En España hay muchos profesores que siempre serán buenos maestros y otros que sólo aspirarán a formar parte del sistema educativo para teorizar. Son esos buenos maestros los que a veces consiguen salvar los muebles de la inundación de estupidez que nos trae cada Ley. Por eso les quitan la necesaria autoridad sobre el alumno.

Dice Prisa, al descartar la oferta lanzada por Blas Herrero, que el Grupo:continuará operando de acuerdo con su hoja de ruta definida en el desarrollo y puesta en valor de sus proyectos de educación y medios de comunicación”.

Quizá habría sido más acertado decir “sus proyectos educativos para sus futuras audiencias”. Porque otro de los grandes problemas que tiene la Educación en España, gobierne quien gobierne, es el de los libros de texto, casi monopolizados por Prisa a través de Santillana. Y más allá del eterno sirimiri doctrinal preocupa la sequía de conocimiento que aguarda al joven lector, al que el librito de marras —por supuesto, hay excepciones— propondrá enseguida debatir con sus compañeros sin apenas leer y, desde luego, sin memorizar. En caso de que haya que analizar algún texto, cortito, será un fragmento del diario global, para ir abriendo boca siempre haciendo caja.

Será, una vez más, el buen profesor el que decida si la materia es insuficiente, está sesgada o requiere de algún apunte adicional o de alguna lectura más. Pero la libertad de cátedra tampoco es ya un bien de la Educación. Y, por supuesto, nada de lo dicho sobre los profesores es ya válido en el País Vasco, Cataluña, Baleares, Valencia y cuidado en Galicia. En España corre serio peligro el español, por Ley y desde la madrasa nacionalista, para que los niños no conozcan otra cosa.

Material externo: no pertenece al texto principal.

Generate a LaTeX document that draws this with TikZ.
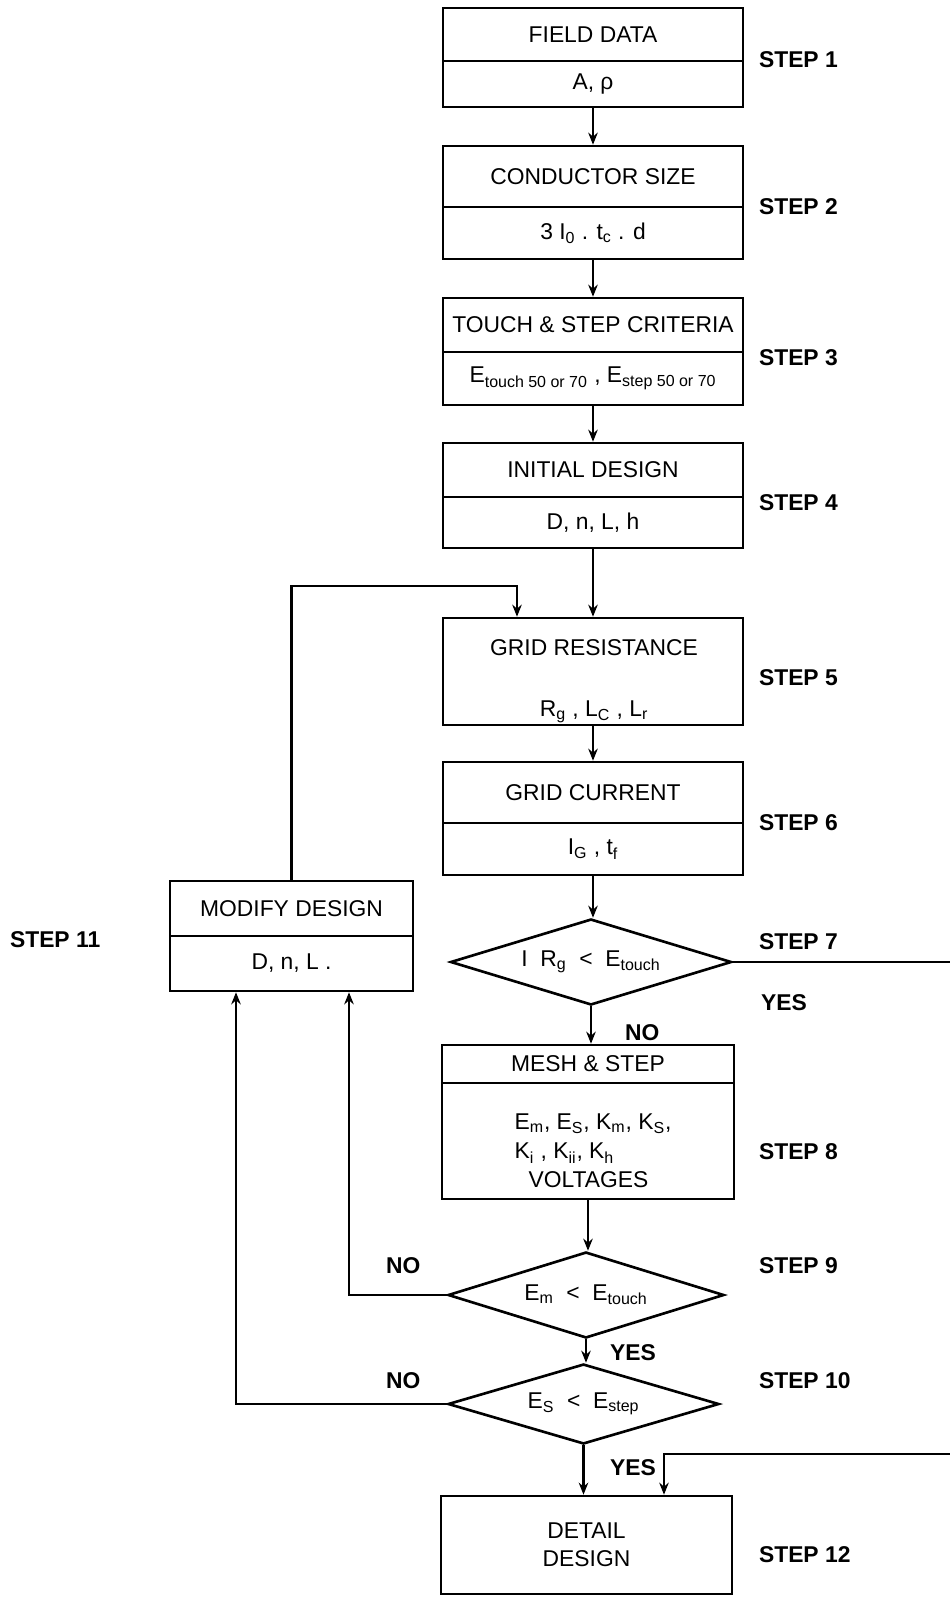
\documentclass[tikz,border=0pt]{standalone}
\usepackage{fontspec}
\setmainfont{Liberation Sans}
\usetikzlibrary{arrows.meta,calc,shapes.geometric}
\tikzset{
  >={Stealth[length=2.4mm,width=1.9mm]},
  box/.style={draw,line width=1.5pt,minimum width=60mm,inner sep=0pt,font=\fontsize{13}{16}\selectfont},
  cond/.style={diamond,draw,line width=1.5pt,inner sep=0pt,aspect=3,font=\fontsize{13}{16}\selectfont},
  txt/.style={inner sep=0pt,font=\fontsize{13}{16}\selectfont},
  stp/.style={anchor=west,inner sep=0pt,font=\bfseries\fontsize{13}{16}\selectfont},
  every picture/.style={line width=1.2pt},
}
\begin{document}
\begin{tikzpicture}[x=0.2mm,y=-0.2mm]
\useasboundingbox (0,0) rectangle (950,1597);
\node[box,minimum height=10.6mm] (fd) at (593,34.5){FIELD DATA}; \node[box,minimum height=9.2mm] (fdv) at (593,84){A, ρ};
\node[box,minimum height=12.2mm] (cs) at (593,176.5){CONDUCTOR SIZE}; \node[box,minimum height=10.4mm] (csv) at (593,233){3 I\textsubscript{0} . t\textsubscript{c} . d};
\node[box,minimum height=10.8mm] (tc) at (593,325){TOUCH \& STEP CRITERIA};
\node[box,minimum height=10.6mm] (tcv) at (593,378.5){E\textsubscript{touch 50 or 70} , E\textsubscript{step 50 or 70}};
\node[box,minimum height=10.8mm] (id) at (593,470){INITIAL DESIGN}; \node[box,minimum height=10.2mm] (idv) at (593,522.5){D, n, L, h};
\node[box,minimum height=21.4mm] (gr) at (593,671.5){};
\node[txt] (grt) at (594,648){GRID RESISTANCE}; \node[txt] (grv) at (594,712){R\textsubscript{g} , L\textsubscript{C} , L\textsubscript{r}};
\node[box,minimum height=12.2mm] (gc) at (593,792.5){GRID CURRENT}; \node[box,minimum height=10.4mm] (gcv) at (593,849){I\textsubscript{G} , t\textsubscript{f}};
\node[cond,minimum width=56.2mm,minimum height=17.2mm] (d7) at (591,962){I \ R\textsubscript{g} ~<~ E\textsubscript{touch}};
\node[box,minimum width=58.4mm,minimum height=7.6mm] (mesh) at (588,1064){MESH \& STEP};
\node[box,minimum width=58.4mm,minimum height=23.2mm] (meshv) at (588,1141){};
\node[txt,align=left,font=\fontsize{13}{16.5}\selectfont] (mesht) at (593,1151){E\textsubscript{m}, E\textsubscript{S}, K\textsubscript{m}, K\textsubscript{S},\\K\textsubscript{i} , K\textsubscript{ii}, K\textsubscript{h}\\\hspace*{2.8mm}VOLTAGES};
\node[cond,minimum width=55.2mm,minimum height=17.2mm] (d9) at (586,1295){E\textsubscript{m} ~<~ E\textsubscript{touch}};
\node[cond,minimum width=54.2mm,minimum height=16mm] (d10) at (583.5,1404){E\textsubscript{S} ~<~ E\textsubscript{step}};
\node[box,minimum width=58.2mm,minimum height=19.6mm,align=center,font=\fontsize{13}{16}\selectfont] (det) at (586.5,1545){DETAIL\\DESIGN};
\node[box,minimum width=48.6mm,minimum height=11mm] (md) at (291.5,908.5){MODIFY DESIGN}; \node[box,minimum width=48.6mm,minimum height=11mm] (mdv) at (291.5,963.5){D, n, L .};
% step labels
\node[stp] (s1) at (758,60){STEP 1}; \node[stp] (s2) at (758,207){STEP 2}; \node[stp] (s3) at (758,358){STEP 3};
\node[stp] (s4) at (758,503){STEP 4}; \node[stp] (s5) at (758,678){STEP 5}; \node[stp] (s6) at (758,823){STEP 6};
\node[stp] (s7) at (758,942){STEP 7}; \node[stp] (s8) at (758,1152){STEP 8}; \node[stp] (s9) at (758,1266){STEP 9};
\node[stp] (s10) at (758,1381){STEP 10}; \node[stp] (s11) at (9,940){STEP 11}; \node[stp] (s12) at (758,1555){STEP 12};
\node[stp] (y7) at (760,1003){YES}; \node[stp] (n7) at (624,1033){NO}; \node[stp] (y9) at (609,1353){YES};
\node[stp] (y10) at (609,1468){YES}; \node[stp] (n9) at (385,1266){NO}; \node[stp] (n10) at (385,1381){NO};
% connectors
\coordinate (fbk) at (517,586); \coordinate (rt) at (953,1454); \coordinate (yin) at (664,1454);
\draw[->] (fdv.south) -- (cs.north); \draw[->] (csv.south) -- (tc.north); \draw[->] (tcv.south) -- (id.north);
\draw[->] (idv.south) -- (gr.north); \draw[->] (gr.south) -- (gc.north);
\draw[->] (gcv.south) -- (gcv.south |- d7.north); \draw[->] (d7.south) -- (d7.south |- mesh.north);
\draw[->] (meshv.south) -- (meshv.south |- d9.north); \draw[->] (d9.south) -- (d9.south |- d10.north);
\draw[->] (d10.south) -- (d10.south |- det.north);
\draw[->] (md.north) |- (fbk) -- (fbk |- gr.north);
\draw[->] (d9.west) -| ($(mdv.south)+(57.5,0)$); \draw[->] (d10.west) -| ($(mdv.south)+(-55.5,0)$);
\draw[->] (d7.east) -| (rt) -- (yin) -- (yin |- det.north);
\end{tikzpicture}
\end{document}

Defender la enseñanza pública parece que requiere denostar y hasta perseguir la concertada o privada y, en suma, la libertad de elección. En el caso de los cargos socialistas también requiere matricular a los hijos en los llamados colegios “de élite” pero de pago, y vivir denunciando sus propias contradicciones sin aparente rubor.

Nos han llevado a una Ley de libertad sexual por unos caminos imposibles que permiten a un niño elegir un cambio de sexo sin más o a cualquier persona ir viendo qué quiere ser según el día, confundiendo sexo y género pero negamos la posibilidad de escolarizar a nuestros hijos donde mejor nos parezca. ¿En un colegio religioso? ¿Y por qué no? ¿En uno sólo de chicos o sólo de chicas? ¿Y por qué no? ¿Verdad, ministra?

No cabe dar muchas más vueltas. La ministra Isabel Celaá dejó claras sus intenciones hace ya varios meses: “No podemos pensar de ninguna de las maneras que los hijos pertenecen a los padres”. Y, por lo tanto, “de ninguna manera se puede decir que el derecho de los padres a escoger una enseñanza religiosa o elegir centro educativo podría ser parte de la libertad de enseñanza”. Papá Estado y mamá Celaá. Menuda prole nos espera.

Si el elitismo peor entendido tiene nombre propio, es el de la señora de Neguri, de palacete, casa, apartamento, piso y educación privada, concertada, religiosa y segregada para ella y sus hijas. ¿Eran otros tiempos?, pues no. Para ser élite verdadera sólo le faltaba ser socialista del PSOE y legislar al revés de lo que ella, acertadamente o no, sí eligió. Con las monjas del Sagrado Corazón de Neguri o las Irlandesas de Lejona.